Painters in the past had to paint realistic subjects in beautiful detail. With the advent of the camera, painters needed to differentiate themselves from this new technology, so they began to split off into many different, less realistic ways of presenting their “art.” Now there are so many different schools of painting you need to take courses to understand them all -- I know, I teach them. Plus, viewers of art may feel confused as to what any given piece of art is supposed to be about. When you view the art on my website today, before you read anything about it, I want you to stop to see what you think of it, what it makes you feel. Then, after you've allowed your mind to interpret it, you can read on to learn more about the piece.

This is particularly true of what I call my “haiku paintings.” In 2007 I went to the Vermont Studio Center, which is where I learned how to do these paintings. This method was suggested to me by the painter Bill Jenson. The Haiku paintings and drawings are abstractions using a method that is similar to a technique reportedly used by the seventeenth century Japanese haiku poet, Basho. As the method was told to me, one of Basho’s disciples recorded that Basho would seat himself before his paper and wait for the “space” between himself and the paper to “disappear.” Then he would begin writing. When it seemed that the poem had begun to occupy its own “space,” he would quit writing. The poem was finished. As applied to my painting, I would sit in front of a canvas and wait until I felt the brush had to touch the canvas. At that point I would let my hand take me wherever it wanted to go. The strokes just happened. Since the haiku paintings were done quickly and in the moment, it is hard for me to pinpoint and remember exactly what feelings or thoughts motivated me to produce any particular one. By the way, my wife is a writer and poet, and she selected the titles for many of the haiku paintings. I let her look at the paintings, and she picked lines and phrases from poems that “fit” the painting for her.

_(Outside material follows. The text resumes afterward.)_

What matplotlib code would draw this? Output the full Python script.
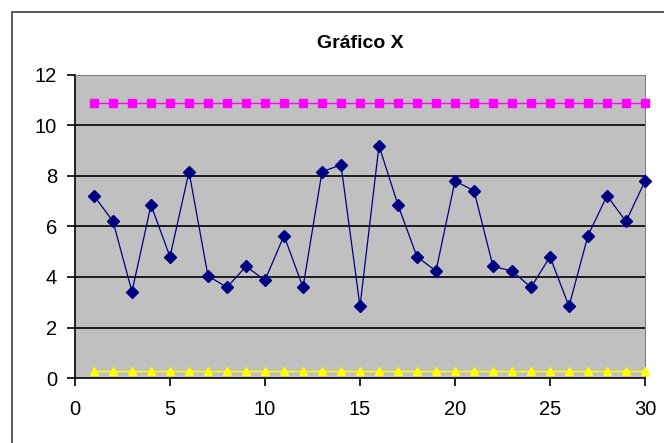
import numpy as np
import matplotlib.pyplot as plt
from matplotlib.patches import Rectangle

plt.rcParams['font.family'] = ['Liberation Sans', 'DejaVu Sans']

# data
muestra = list(range(1, 31))
valores = [7.22, 6.2, 3.42, 6.85, 4.8, 8.17, 4.04, 3.59, 4.42, 3.87,
           5.64, 3.59, 8.17, 8.44, 2.84, 9.2, 6.85, 4.8, 4.24, 7.8,
           7.42, 4.42, 4.24, 3.59, 4.8, 2.84, 5.64, 7.22, 6.2, 7.8]
lcs = [10.9] * 30
lci = [0.28] * 30

fig = plt.figure(figsize=(6.64, 4.43), dpi=100)
fig.patch.set_facecolor('white')
# outer chart border
fig.patches.append(Rectangle((12/664, -0.05), 1.0, 1 - 12/443 + 0.05,
                             transform=fig.transFigure, fill=False,
                             edgecolor='#404040', lw=1.2))

ax = fig.add_axes([75/664, 1 - 378/443, 570/664, 303/443])
ax.set_facecolor('#C0C0C0')

for y in [2, 4, 6, 8, 10]:
    ax.axhline(y, color='black', lw=1.2, zorder=1)

ax.plot(muestra, lcs, color='#FF00FF', lw=1, marker='s', markersize=6,
        zorder=3, clip_on=False)
ax.plot(muestra, lci, color='#FFFF00', lw=1, marker='^', markersize=6,
        zorder=3, clip_on=False)
ax.plot(muestra, valores, color='#000080', lw=0.9, marker='D', markersize=6,
        zorder=4, clip_on=False)

ax.set_xlim(0, 30)
ax.set_ylim(0, 12)
ax.set_xticks(range(0, 31, 5))
ax.set_yticks(range(0, 13, 2))
ax.tick_params(labelsize=14.5, length=6, width=1.2, direction='out')
ax.tick_params(axis='x', pad=10)
ax.tick_params(axis='y', pad=7)

for s in ['top', 'right']:
    ax.spines[s].set_color('#808080')
for s in ['left', 'bottom']:
    ax.spines[s].set_color('black')
    ax.spines[s].set_linewidth(1.2)

fig.text(360/664, 1 - 43/443, 'Gráfico X', ha='center', va='center',
         fontsize=14, fontweight='bold')

fig.savefig('out.png', dpi=100)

Some paintings just have a different feel l than other paintings, whether they are abstract or representational. For example, “Soda Shoppe” (shown above) has a very light-hearted feel, which implied the title.



In contrast, the painting, “The fish glitters in me, we are risen tangled together, certain to fall back to the sea” (above) has a more serious feel, even having somewhat of a downward pull to it. The haiku paintings express certain feelings or movements and are very similar to calligraphy in this respect. Calligraphers in all cultures and all languages have exploited this propensity for the stroke of a pen or a brush to feel light-hearted, fanciful, playful or more solemn, depending upon their intent. However, one of the ways in which the haiku paintings differ from the work of calligraphers is that with the haiku paintings I never know what I am going to get ahead of time. This is related to the process of making the haiku paintings, which is very spontaneous, and seems to allow for expressions to come about of which I am unconscious.

Since I’m an art professor I also wanted you to know about how my haiku work fits into the scheme of art history. The closest parallel to this work in art history of which I am aware is the automatic writing done by the abstract surrealists of the 1920s and the 1930s. Their work was heavily influenced by the writings of Sigmund Freud, and in particular, his book The Interpretation of Dreams. In this book, Freud talked about the unconscious or subconscious mind, a part of the mind which we cannot access consciously but which nonetheless communicates tremendous amounts of information via symbols in dreams. Through automatic writing the abstract surrealists hoped to access the unconscious. The abstract surrealists were part of a larger movement known as modernism. The modernists reduced their subjects (such as landscapes) to basic colors and shapes.